Tuesday, July 6, 2010

Growing forages in Jordan, 2010

Corn was being grown for silage. In this photo the forage department consultant is shown in a field planted on April 10. It was 140 day maturity corn and at least 3 weeks before it would pollinate. It had good color with high plant density and was being grown in the desert with a center pivot system designed in Nebraska.

This corn was planted on March 20 and was starting to pollinate. The photo was taken at my eye level and the plants were at least three feet taller than my eye level.

H0lstein heifers grown for replacement were well grown with expected calving at ages between 24 and 27 months on this 1000 cow dairy near Amman. They were getting corn silage and alfalfa hay from the agricultural company that I worked with located about 200 miles south of Amman in the region of Wadi Rum near the border of Egypt and Saudi Arabia.

The milking herd was milking quite well and seemed to tolerate the heat well. Of course the humidity was less than 15 percent most of the time. Daytime temperatures would be around 90 degrees and nights would cool to under 65 degrees with a breeze, so cows did cool off each day. They were in a dry lot with shades.

Fresh cows got lots of alfalfa hay with limited amounts of concentrates. They were starting off well with few problems and many were milking well over 100 pounds milk per day.

The irrigated alfalfa hay had very fine stems with excellent leaf retention. Baling was done from 4:00 to 7:00 a.m. each day when there was some dew to keep leaves from shattering. The hay was being sold for near 350 dollars per U. S. ton.

At Wadi Rum the alfalfa was being grown under center pivot and was being watered continuously with about 3 applications per day. The pivots had drop down nozzles to minimize transpiration losses. The stands were being cut about every 28 days with 8 ot 9 cuttings per year. They were taking the third cuttings in mid-June when I was there.

Petra the Jewel of Jordan, June 2010

This was the "air conditioned Ferrari" that I rode when I got tuckered out from climbing steep paths and ledges to look at the sights of tombs, rooms and buildings in the park.

The amphitheatre was carved into the sandstone with seating for more than 3000 people.

This is a photo of one of the rooms carved into the mountains. There were many such sights.

Another set of buildings with tombs carved into the walls.

This settlement was built over several years and thrived nearly 2000 years ago. It had its own water canals for preservation of water from rain and supplied the population with water. It was destroyed by an earthquake after 1100 A. D. and was known as a lost city until rediscovered in the early 1800's.

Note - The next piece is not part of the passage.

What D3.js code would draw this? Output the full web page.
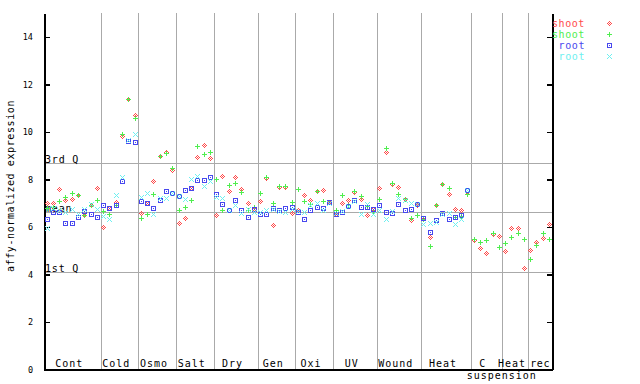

To enter the city you walk through the SIQ which is a steep walled walkway, about 3700 feet long, through the sandstone mountains with many of the cliffs up to 300 feet high. The pathway is fairly narrow, but a car can pass as well as horses pulling carriages, camels and donkeys. It is all down hill and quite breezy as the air flows through the tunnel. The challenge is climbing up the hill to leave!

The Treasury is a beautiful pink work of art carved into the sandstone.
When you arrive early in the morning the sun is shining through the SIQ onto the building. It is believed that it was built by the Nabataeans as a tomb for the king Aretas III, probably during the first century B.C.